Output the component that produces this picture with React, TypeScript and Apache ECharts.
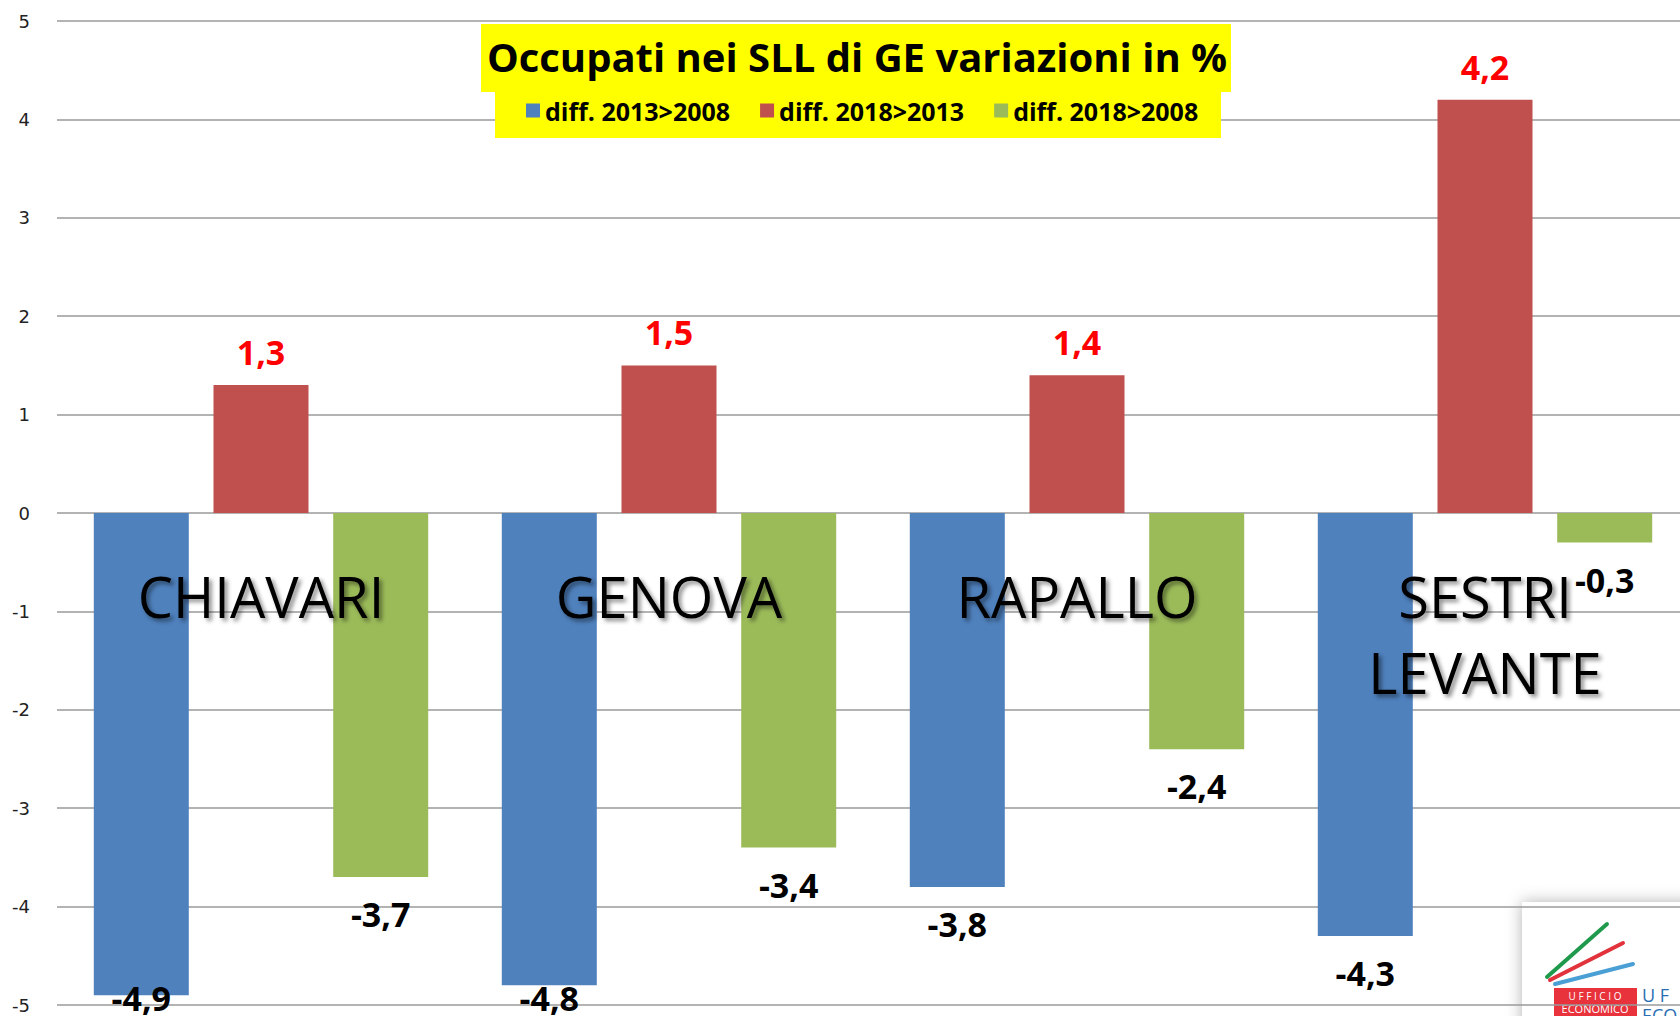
import React, { useEffect, useRef } from "react";
import * as echarts from "echarts";

const chartTitle = "Occupati nei SLL di GE variazioni in %";
const categories = ["CHIAVARI", "GENOVA", "RAPALLO", "SESTRI\nLEVANTE"];
const seriesNames = ["diff. 2013>2008", "diff. 2018>2013", "diff. 2018>2008"];
const diff2013vs2008 = [-4.9, -4.8, -3.8, -4.3];
const diff2018vs2013 = [1.3, 1.5, 1.4, 4.2];
const diff2018vs2008 = [-3.7, -3.4, -2.4, -0.3];
const yMin = -5;
const yMax = 5;
const yInterval = 1;

const COLORS = ["#4F81BD", "#C0504D", "#9BBB59"];
const FONT = "'Open Sans', 'Noto Sans', sans-serif";
const GRID_GRAY = "#9a9a9a";

const GRID_TOP = 21;
const GRID_BOTTOM = 11;
const CHART_H = 1016;
// place the category axis on the zero line (zero sits at the middle of the symmetric range)
const zeroOffset = -((CHART_H - GRID_TOP - GRID_BOTTOM) * (0 - yMin)) / (yMax - yMin);

const fmt = (p: any) => String(p.value).replace(".", ",");

const clampLabel = (params: any) => {
  const r = params.labelRect;
  const limit = 1015;
  if (r && r.y + r.height > limit) {
    return {
      x: r.x + r.width / 2,
      y: limit - r.height,
      align: "center",
      verticalAlign: "top",
    };
  }
  return {};
};

export default function App() {
  const ref = useRef<HTMLDivElement>(null);
  useEffect(() => {
    if (!ref.current) return;
    const chart = echarts.init(ref.current, undefined, { renderer: "svg" });
    const negLabel = {
      show: true,
      position: "bottom",
      distance: 20,
      formatter: fmt,
      color: "#000",
      fontSize: 34,
      fontWeight: "bold",
      fontFamily: FONT,
    };
    chart.setOption({
      animation: false,
      backgroundColor: "#fff",
      title: {
        text: chartTitle,
        left: 857,
        top: 36,
        textAlign: "center",
        padding: 0,
        z: 10,
        textStyle: {
          fontSize: 40,
          fontWeight: "bold",
          fontFamily: FONT,
          color: "#000",
        },
      },
      legend: {
        data: seriesNames,
        left: 526,
        top: 98,
        padding: 0,
        itemGap: 30,
        itemWidth: 14,
        itemHeight: 14,
        icon: "rect",
        z: 10,
        textStyle: {
          fontSize: 25,
          fontWeight: "bold",
          fontFamily: FONT,
          color: "#000",
        },
      },
      grid: {
        left: 57,
        top: GRID_TOP,
        width: 1632,
        bottom: GRID_BOTTOM,
        containLabel: false,
        outerBoundsMode: "none",
      },
      xAxis: {
        type: "category",
        data: categories,
        position: "bottom",
        offset: zeroOffset,
        z: 6,
        axisLine: { show: false, onZero: false },
        axisTick: { show: false },
        splitLine: { show: false },
        axisLabel: {
          interval: 0,
          margin: 45,
          fontSize: 56,
          lineHeight: 76,
          color: "#000",
          fontFamily: FONT,
          textShadowColor: "rgba(0,0,0,0.45)",
          textShadowBlur: 4,
          textShadowOffsetX: 3,
          textShadowOffsetY: 3,
        },
      },
      yAxis: {
        type: "value",
        min: yMin,
        max: yMax,
        interval: yInterval,
        axisLine: { show: false },
        axisTick: { show: false },
        splitLine: { show: true, lineStyle: { color: GRID_GRAY, width: 1.5 } },
        axisLabel: {
          margin: 27,
          fontSize: 18,
          color: "#222",
          fontFamily: "'DejaVu Sans', sans-serif",
        },
      },
      series: [
        {
          name: seriesNames[0],
          type: "bar",
          data: diff2013vs2008,
          barWidth: 95,
          barGap: "26%",
          itemStyle: { color: COLORS[0] },
          label: negLabel,
          labelLayout: clampLabel,
        },
        {
          name: seriesNames[1],
          type: "bar",
          data: diff2018vs2013,
          barWidth: 95,
          barGap: "26%",
          itemStyle: { color: COLORS[1] },
          label: {
            show: true,
            position: "top",
            distance: 16,
            formatter: fmt,
            color: "#FF0000",
            fontSize: 34,
            fontWeight: "bold",
            fontFamily: FONT,
          },
        },
        {
          name: seriesNames[2],
          type: "bar",
          data: diff2018vs2008,
          barWidth: 95,
          barGap: "26%",
          itemStyle: { color: COLORS[2] },
          label: negLabel,
          labelLayout: clampLabel,
        },
      ],
      graphic: [
        {
          type: "rect",
          z: 5,
          shape: { x: 481, y: 24, width: 750, height: 68 },
          style: { fill: "#FFFF00" },
        },
        {
          type: "rect",
          z: 5,
          shape: { x: 495, y: 92, width: 726, height: 46 },
          style: { fill: "#FFFF00" },
        },
        {
          type: "group",
          z: 20,
          children: [
            {
              type: "rect",
              shape: { x: 1522, y: 902, width: 180, height: 130 },
              style: { fill: "#fff", shadowBlur: 16, shadowColor: "rgba(0,0,0,0.3)" },
            },
            {
              type: "line",
              shape: { x1: 1547, y1: 977, x2: 1607, y2: 924 },
              style: { stroke: "#1f9a4c", lineWidth: 4, lineCap: "round" },
            },
            {
              type: "line",
              shape: { x1: 1550, y1: 980, x2: 1623, y2: 943 },
              style: { stroke: "#e2323c", lineWidth: 4, lineCap: "round" },
            },
            {
              type: "line",
              shape: { x1: 1555, y1: 984, x2: 1633, y2: 964 },
              style: { stroke: "#4a9fd4", lineWidth: 4, lineCap: "round" },
            },
            {
              type: "rect",
              shape: { x: 1554, y: 988, width: 83, height: 30 },
              style: { fill: "#e8323c" },
            },
            {
              type: "text",
              x: 1595,
              y: 991,
              style: { text: "U F F I C I O", fill: "#fff", fontSize: 10, fontFamily: FONT, align: "center" },
            },
            {
              type: "text",
              x: 1595,
              y: 1003,
              style: { text: "ECONOMICO", fill: "#fff", fontSize: 11, fontFamily: FONT, align: "center" },
            },
            {
              type: "text",
              x: 1642,
              y: 986,
              style: { text: "U F", fill: "#2a6eb4", fontSize: 18, fontFamily: FONT },
            },
            {
              type: "text",
              x: 1642,
              y: 1006,
              style: { text: "ECO", fill: "#2a6eb4", fontSize: 18, fontFamily: FONT },
            },
          ],
        },
      ],
    });
    return () => chart.dispose();
  }, []);
  return (
    <div
      ref={ref}
      style={{ position: "absolute", left: 0, top: 0, width: 1680, height: 1016 }}
    />
  );
}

■ **PROBLEM DESCRIPTION**
Transcribe the opening line of the listing above, please, and every line after it through the line with "import * as", word for word, without pictures.

■ **RESPONSE FOR THIS EXERCISE**
Output the component that produces this picture with React, TypeScript and Apache ECharts.
import React, { useEffect, useRef } from "react";
import * as echarts from "echarts";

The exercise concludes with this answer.